Bank of Baroda net dips 10% on bad-loan provisioning

More money set aside towards bad loans and higher operating expenses weighed on Bank of Baroda’s bottom line in the July-September 2013 quarter.

The public sector bank reported a 10 per cent drop in net profit at Rs 1,168 crore in the reporting period against Rs 1,301 crore in the year ago period.

Growth in net interest income (the difference between interest earned and expended) was almost flat at Rs 2,895 crore (Rs 2,862 crore in the year ago period).

The bank set aside Rs 838 crore (Rs 725 crore) towards bad loans. Further, it set aside more (Rs 89 crore vs Rs 41 crore in the year-ago period) by way of provision for standard advances.
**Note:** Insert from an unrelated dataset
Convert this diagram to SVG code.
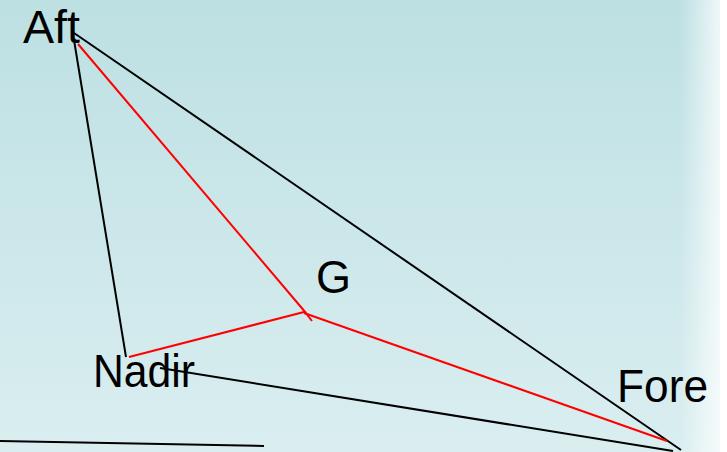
<svg xmlns="http://www.w3.org/2000/svg" width="727" height="452" viewBox="0 0 727 452">
<defs>
<linearGradient id="bg" x1="0" y1="0" x2="0" y2="1">
<stop offset="0" stop-color="#bde0e3"/>
<stop offset="1" stop-color="#daeef0"/>
</linearGradient>
<linearGradient id="edge" x1="0" y1="0" x2="1" y2="0">
<stop offset="0" stop-color="#ffffff" stop-opacity="0"/>
<stop offset="1" stop-color="#ffffff" stop-opacity="0.75"/>
</linearGradient>
<style>
.lbl{font-family:"Liberation Sans",Arial,sans-serif;font-size:46px;fill:#000}
.blk{stroke:#000;stroke-width:2;fill:none}
.red{stroke:#ff0000;stroke-width:2;fill:none}
</style>
</defs>
<rect x="0" y="0" width="727" height="452" fill="url(#bg)"/>
<rect x="680" y="0" width="40" height="452" fill="url(#edge)"/>
<rect x="720" y="0" width="7" height="452" fill="#ffffff"/>
<g id="connectors">
<line class="blk" x1="74" y1="33" x2="681" y2="450"/>
<line class="blk" x1="74" y1="40" x2="126" y2="357"/>
<line class="blk" x1="160" y1="368" x2="673" y2="451"/>
<line class="red" x1="78" y1="44" x2="306" y2="313"/>
<line class="red" x1="129" y1="357" x2="304" y2="312"/>
<line class="red" x1="304" y1="313" x2="667" y2="441"/>
<line class="red" x1="305" y1="312" x2="312" y2="321"/>
<line class="blk" x1="0" y1="441" x2="264" y2="446"/>
</g>
<g id="aft"><text class="lbl" x="23" y="43" textLength="57" lengthAdjust="spacingAndGlyphs">Aft</text></g>
<g id="g"><text class="lbl" x="316" y="293" textLength="35" lengthAdjust="spacingAndGlyphs">G</text></g>
<g id="nadir"><text class="lbl" x="93" y="387" textLength="102" lengthAdjust="spacingAndGlyphs">Nadir</text></g>
<g id="fore"><text class="lbl" x="617" y="402" textLength="91" lengthAdjust="spacingAndGlyphs">Fore</text></g>
</svg>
Operating expenses, including employee costs, rose 33 per cent at Rs 1,744 crore (Rs 1,308 crore).

During the quarter, bad loans (in gross terms) increased by Rs 1,125 crore to Rs 10,888 crore as on September-end 2013.
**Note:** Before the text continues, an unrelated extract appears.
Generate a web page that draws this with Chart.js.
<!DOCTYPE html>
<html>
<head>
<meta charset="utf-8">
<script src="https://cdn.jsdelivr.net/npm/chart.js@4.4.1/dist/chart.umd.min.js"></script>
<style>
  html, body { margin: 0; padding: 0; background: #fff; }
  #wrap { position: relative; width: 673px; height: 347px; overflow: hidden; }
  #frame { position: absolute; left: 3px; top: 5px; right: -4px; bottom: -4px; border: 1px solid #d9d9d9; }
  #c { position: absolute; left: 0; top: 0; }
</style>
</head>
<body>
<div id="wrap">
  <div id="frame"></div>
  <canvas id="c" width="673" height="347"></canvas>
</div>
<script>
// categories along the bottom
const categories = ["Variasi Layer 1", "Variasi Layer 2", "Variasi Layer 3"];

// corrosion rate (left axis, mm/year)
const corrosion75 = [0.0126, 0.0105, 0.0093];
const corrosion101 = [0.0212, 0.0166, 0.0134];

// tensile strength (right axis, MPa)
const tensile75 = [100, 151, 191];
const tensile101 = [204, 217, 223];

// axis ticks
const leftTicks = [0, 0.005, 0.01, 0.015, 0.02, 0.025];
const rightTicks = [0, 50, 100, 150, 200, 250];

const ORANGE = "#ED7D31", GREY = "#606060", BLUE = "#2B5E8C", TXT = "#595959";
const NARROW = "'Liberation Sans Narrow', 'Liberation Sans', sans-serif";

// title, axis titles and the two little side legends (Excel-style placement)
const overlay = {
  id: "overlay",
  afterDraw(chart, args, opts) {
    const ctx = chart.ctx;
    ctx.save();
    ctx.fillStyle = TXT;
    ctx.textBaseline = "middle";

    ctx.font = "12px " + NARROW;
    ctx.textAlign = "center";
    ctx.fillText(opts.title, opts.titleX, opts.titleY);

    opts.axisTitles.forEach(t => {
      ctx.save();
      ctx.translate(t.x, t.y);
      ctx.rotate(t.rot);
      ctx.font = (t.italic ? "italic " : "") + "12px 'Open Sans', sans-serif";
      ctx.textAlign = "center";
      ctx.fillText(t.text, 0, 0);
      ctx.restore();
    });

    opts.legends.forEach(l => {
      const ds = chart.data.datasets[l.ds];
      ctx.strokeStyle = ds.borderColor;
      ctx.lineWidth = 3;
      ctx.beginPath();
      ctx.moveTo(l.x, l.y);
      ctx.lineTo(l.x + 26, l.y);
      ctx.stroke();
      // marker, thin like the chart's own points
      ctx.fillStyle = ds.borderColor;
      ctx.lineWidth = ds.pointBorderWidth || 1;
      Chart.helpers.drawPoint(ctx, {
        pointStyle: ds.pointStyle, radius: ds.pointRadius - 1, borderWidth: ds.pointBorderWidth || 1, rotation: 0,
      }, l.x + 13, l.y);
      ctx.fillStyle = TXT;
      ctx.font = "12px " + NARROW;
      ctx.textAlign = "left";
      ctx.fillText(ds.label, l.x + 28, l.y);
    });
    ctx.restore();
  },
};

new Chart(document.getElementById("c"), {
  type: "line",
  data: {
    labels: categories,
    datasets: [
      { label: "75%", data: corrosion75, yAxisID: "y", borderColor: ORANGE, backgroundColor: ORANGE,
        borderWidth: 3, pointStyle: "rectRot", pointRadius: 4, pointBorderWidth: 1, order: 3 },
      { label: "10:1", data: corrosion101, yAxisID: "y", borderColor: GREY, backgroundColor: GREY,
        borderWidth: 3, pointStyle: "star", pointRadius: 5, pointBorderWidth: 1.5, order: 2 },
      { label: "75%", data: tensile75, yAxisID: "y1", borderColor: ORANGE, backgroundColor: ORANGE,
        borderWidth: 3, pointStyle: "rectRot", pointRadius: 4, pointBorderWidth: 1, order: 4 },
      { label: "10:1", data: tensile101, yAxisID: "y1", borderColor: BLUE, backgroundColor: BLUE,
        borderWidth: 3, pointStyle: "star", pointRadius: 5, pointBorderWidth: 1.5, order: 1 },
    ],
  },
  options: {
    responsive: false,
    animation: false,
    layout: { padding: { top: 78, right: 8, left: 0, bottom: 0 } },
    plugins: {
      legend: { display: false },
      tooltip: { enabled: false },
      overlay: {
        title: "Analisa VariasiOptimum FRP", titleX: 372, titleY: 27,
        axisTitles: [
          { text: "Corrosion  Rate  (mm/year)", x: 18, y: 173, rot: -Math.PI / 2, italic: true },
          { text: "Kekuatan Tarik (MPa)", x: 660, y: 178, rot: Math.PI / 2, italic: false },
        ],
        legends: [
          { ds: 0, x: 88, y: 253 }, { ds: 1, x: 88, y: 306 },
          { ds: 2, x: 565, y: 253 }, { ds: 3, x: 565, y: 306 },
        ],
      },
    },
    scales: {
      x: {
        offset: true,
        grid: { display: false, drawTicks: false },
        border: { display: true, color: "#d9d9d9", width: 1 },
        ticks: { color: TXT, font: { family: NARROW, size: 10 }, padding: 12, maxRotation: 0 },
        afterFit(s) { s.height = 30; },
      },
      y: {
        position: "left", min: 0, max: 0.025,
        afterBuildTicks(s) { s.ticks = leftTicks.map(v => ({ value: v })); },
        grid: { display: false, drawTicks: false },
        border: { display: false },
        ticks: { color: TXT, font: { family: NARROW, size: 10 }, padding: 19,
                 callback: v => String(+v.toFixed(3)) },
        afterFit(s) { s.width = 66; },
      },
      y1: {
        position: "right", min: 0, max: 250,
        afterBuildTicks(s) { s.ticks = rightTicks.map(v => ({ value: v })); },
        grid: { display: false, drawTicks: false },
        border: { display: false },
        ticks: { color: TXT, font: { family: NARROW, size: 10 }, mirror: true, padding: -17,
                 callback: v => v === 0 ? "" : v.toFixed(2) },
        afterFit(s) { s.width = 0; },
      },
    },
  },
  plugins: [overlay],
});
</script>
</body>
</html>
Restructured loans increased by Rs 1,485 crore in the reporting quarter to Rs 22,155 crore.

According to BoB Chairman and Managing Director S.S. Mundra, while accretion to the bad loans portfolio is gradually slowing, there is no let up in enterprises seeking loan restructuring.

Given the challenging economic environment, he expects more borrowers to seek loan restructuring in the next two quarters. “(Loan) Restructuring is still a fact of life….,” he said.

So far, 13-14 per cent of the restructured loans have turned non-performing. But going forward, this quantum could go up to 17-18 per cent, said Mundra.

In the reporting quarter, the bank’s net interest income (net interest income divided by average interest bearing assets) or NIM edged lower to 2.32 per cent against 2.71 per cent in the year-ago period.

Five principles

Mundra said the bank’s business focus will continue to be guided by five principles – retail focus, margin protection, adequate provisioning, improvement in asset quality, and capacity building.

Rupa Rege Nitsure, Chief Economist, BoB said, her bank would like to avoid aggression as the economy is still in the recovery mode.

But it will still grow a tad higher than the industry average to maintain its market share.

The bank will improve its NIM to 3 per cent through realignment in the loan book (giving more loans to the retail and micro, small and medium enterprise segments) and increase low-cost current and savings bank deposits.

Mundra said BoB will maintain status quo on deposit and lending rates.